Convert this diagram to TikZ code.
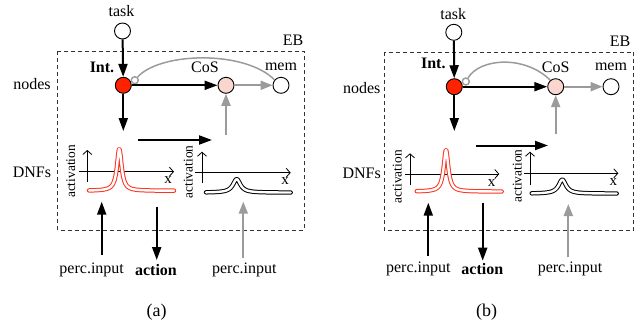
\documentclass[tikz,border=0pt]{standalone}
\usepackage{fontspec}
\setmainfont{Liberation Serif}
\usetikzlibrary{arrows.meta}
\definecolor{intred}{RGB}{255,34,0}
\definecolor{cospink}{RGB}{250,214,206}
\definecolor{lgray}{RGB}{155,155,155}
\definecolor{curvered}{RGB}{255,50,30}
\begin{document}
\begin{tikzpicture}[x=1pt,y=-1pt,
  every node/.style={inner sep=0pt, font=\fontsize{16}{19}\selectfont},
  boldlbl/.style={font=\fontsize{16}{19}\selectfont\bfseries},
  smalllbl/.style={font=\fontsize{13.4}{16}\selectfont},
  xlbl/.style={font=\fontsize{15}{17}\selectfont},
  caplbl/.style={font=\fontsize{18}{21}\selectfont},
  unit/.style={circle, draw=black, line width=0.9pt, minimum size=16pt, inner sep=0pt},
  ring/.style={circle, draw=lgray, line width=1.4pt, fill=white, minimum size=7pt, inner sep=0pt},
  bigarrow/.style={line width=2pt, -{Triangle[length=13pt,width=9pt]}},
  grayarrow/.style={draw=lgray, line width=2pt, -{Triangle[length=12pt,width=9pt]}},
  axis/.style={line width=0.8pt, -{Straight Barb[length=4pt,width=9pt]}},
  ebox/.style={dash pattern=on 4pt off 3pt, line width=0.9pt, draw=black!80},
  dnf/.style={double=white, double distance=2.4pt, line width=1pt, line cap=round, line join=round},
  arcline/.style={draw=lgray, line width=1.5pt}
]
\useasboundingbox (0,0) rectangle (644,325);

% ---------------- panel (a) ----------------
\draw[ebox] (57.7,51) rectangle (304,230);
\node (ebA) at (293,40) {EB};
\node (taskLa) at (121.5,11) {task};
\node[unit] (taskA) at (122.5,31) {};
\node[unit, fill=intred] (intA) at (123.3,85.3) {};
\node[boldlbl] (intLa) at (102,67) {Int.};
\node[unit, fill=cospink] (cosA) at (226,85.3) {};
\node (cosLa) at (205,67) {CoS};
\node[unit] (memA) at (281,85.3) {};
\node (memLa) at (281,67) {mem};
\node (nodesA) at (32,84) {nodes};
\node (dnfA) at (32,172.7) {DNFs};

\node[ring] (ringA) at (134.8,80.2) {};
\draw[arcline] (ringA) .. controls (160,52) and (245,50) .. (memA.140);
\draw[bigarrow] (taskA) -- (intA);
\draw[bigarrow] (intA) -- (cosA);
\draw[grayarrow] (cosA) -- (memA);
\coordinate (intdA) at (123.3,131);
\draw[bigarrow] (intA) -- (intdA);
\coordinate (h1A) at (138,140);
\coordinate (h2A) at (212,140);
\draw[bigarrow] (h1A) -- (h2A);
\coordinate (cosupA) at (226,135);
\draw[grayarrow] (cosupA) -- (cosA);

% DNF plots (a)
\draw[axis] (87.3,182) -- (87.3,150);
\draw[axis] (79,171.7) -- (174,171.7);
\node[xlbl] (xA1) at (168,180) {x};
\node[smalllbl, rotate=90] (actA1) at (70.7,171.5) {activation};
\draw[dnf, draw=curvered] plot[smooth, domain=89:174, samples=120] (\x, {190.8 - 42/(1+((\x-119.3)/2.8)^2)});
\draw[axis] (202,183) -- (202,151.7);
\draw[axis] (195,172.7) -- (290.7,172.7);
\node[xlbl] (xA2) at (285,180.7) {x};
\node[smalllbl, rotate=90] (actA2) at (188.3,172) {activation};
\draw[dnf, draw=black] plot[smooth, domain=206:290.7, samples=100] (\x, {192.6 - 13.5/(1+((\x-236.7)/4.5)^2)});

% inputs / outputs (a)
\node (percA) at (91.7,270) {perc.input};
\node[boldlbl] (actnA) at (156,270) {action};
\node (perc2A) at (244.3,270) {perc.input};
\coordinate (pinA0) at (101.7,255);
\coordinate (pinA1) at (101.7,201.7);
\draw[bigarrow] (pinA0) -- (pinA1);
\coordinate (actA0) at (156.7,206.7);
\coordinate (actA1e) at (156.7,260);
\draw[bigarrow] (actA0) -- (actA1e);
\coordinate (gpA0) at (243.3,258);
\coordinate (gpA1) at (243.3,201.7);
\draw[grayarrow] (gpA0) -- (gpA1);
\node[caplbl] (capA) at (156.7,311.7) {(a)};

% ---------------- panel (b) ----------------
\draw[ebox] (384.3,52) rectangle (633.3,230.7);
\node (ebB) at (620,41) {EB};
\node (taskLb) at (453.3,14) {task};
\node[unit] (taskB) at (453.8,32.3) {};
\node[unit, fill=intred] (intB) at (454.3,86.7) {};
\node[boldlbl] (intLb) at (433.3,63) {Int.};
\node[unit, fill=cospink] (cosB) at (555.7,86.7) {};
\node (cosLb) at (555.7,67) {CoS};
\node[unit] (memB) at (611,86.7) {};
\node (memLb) at (611,67) {mem};
\node (nodesB) at (361.7,88) {nodes};
\node (dnfB) at (361.7,173.3) {DNFs};

\node[ring] (ringB) at (465.8,81.5) {};
\draw[arcline] (ringB) .. controls (480,58) and (525,55) .. (cosB.130);
\draw[bigarrow] (taskB) -- (intB);
\draw[bigarrow] (intB) -- (cosB);
\draw[grayarrow] (cosB) -- (memB);
\coordinate (intdB) at (454.3,131);
\draw[bigarrow] (intB) -- (intdB);
\coordinate (h1B) at (476,145.5);
\coordinate (h2B) at (548,145.5);
\draw[bigarrow] (h1B) -- (h2B);
\coordinate (cosupB) at (555.7,134);
\draw[grayarrow] (cosupB) -- (cosB);

% DNF plots (b)
\draw[axis] (410,185) -- (410,153.3);
\draw[axis] (405,174) -- (499.3,174);
\node[xlbl] (xB1) at (491.7,182.7) {x};
\node[smalllbl, rotate=90] (actB1) at (397.3,176.7) {activation};
\draw[dnf, draw=curvered] plot[smooth, domain=416.7:501.7, samples=120] (\x, {191.6 - 41.5/(1+((\x-446)/2.8)^2)});
\draw[axis] (530,185) -- (530,151.7);
\draw[axis] (524,173.3) -- (618.3,173.3);
\node[xlbl] (xB2) at (613.3,182) {x};
\node[smalllbl, rotate=90] (actB2) at (517.3,176) {activation};
\draw[dnf, draw=black] plot[smooth, domain=531.7:616.7, samples=100] (\x, {193.6 - 14/(1+((\x-562.3)/4.5)^2)});

% inputs / outputs (b)
\node (percB) at (418.3,269.3) {perc.input};
\node[boldlbl] (actnB) at (482.3,269.3) {action};
\node (perc2B) at (570,269.3) {perc.input};
\coordinate (pinB0) at (428.3,256);
\coordinate (pinB1) at (428.3,202.7);
\draw[bigarrow] (pinB0) -- (pinB1);
\coordinate (actB0) at (482.7,202.7);
\coordinate (actB1e) at (482.7,260.7);
\draw[bigarrow] (actB0) -- (actB1e);
\coordinate (gpB0) at (568.3,257.3);
\coordinate (gpB1) at (568.3,204);
\draw[grayarrow] (gpB0) -- (gpB1);
\node[caplbl] (capB) at (486.7,311.7) {(b)};
\end{tikzpicture}
\end{document}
★ ★ ★ ★
▶ **INSTRUCTIONS FOR THE TASK**: Repeat only the lines from the beginning of the material through the line containing "(0,0) rectangle (644,325);", both ends kept, leaving pictures out.

▶ **FULL ANSWER**:
Convert this diagram to TikZ code.
\documentclass[tikz,border=0pt]{standalone}
\usepackage{fontspec}
\setmainfont{Liberation Serif}
\usetikzlibrary{arrows.meta}
\definecolor{intred}{RGB}{255,34,0}
\definecolor{cospink}{RGB}{250,214,206}
\definecolor{lgray}{RGB}{155,155,155}
\definecolor{curvered}{RGB}{255,50,30}
\begin{document}
\begin{tikzpicture}[x=1pt,y=-1pt,
  every node/.style={inner sep=0pt, font=\fontsize{16}{19}\selectfont},
  boldlbl/.style={font=\fontsize{16}{19}\selectfont\bfseries},
  smalllbl/.style={font=\fontsize{13.4}{16}\selectfont},
  xlbl/.style={font=\fontsize{15}{17}\selectfont},
  caplbl/.style={font=\fontsize{18}{21}\selectfont},
  unit/.style={circle, draw=black, line width=0.9pt, minimum size=16pt, inner sep=0pt},
  ring/.style={circle, draw=lgray, line width=1.4pt, fill=white, minimum size=7pt, inner sep=0pt},
  bigarrow/.style={line width=2pt, -{Triangle[length=13pt,width=9pt]}},
  grayarrow/.style={draw=lgray, line width=2pt, -{Triangle[length=12pt,width=9pt]}},
  axis/.style={line width=0.8pt, -{Straight Barb[length=4pt,width=9pt]}},
  ebox/.style={dash pattern=on 4pt off 3pt, line width=0.9pt, draw=black!80},
  dnf/.style={double=white, double distance=2.4pt, line width=1pt, line cap=round, line join=round},
  arcline/.style={draw=lgray, line width=1.5pt}
]
\useasboundingbox (0,0) rectangle (644,325);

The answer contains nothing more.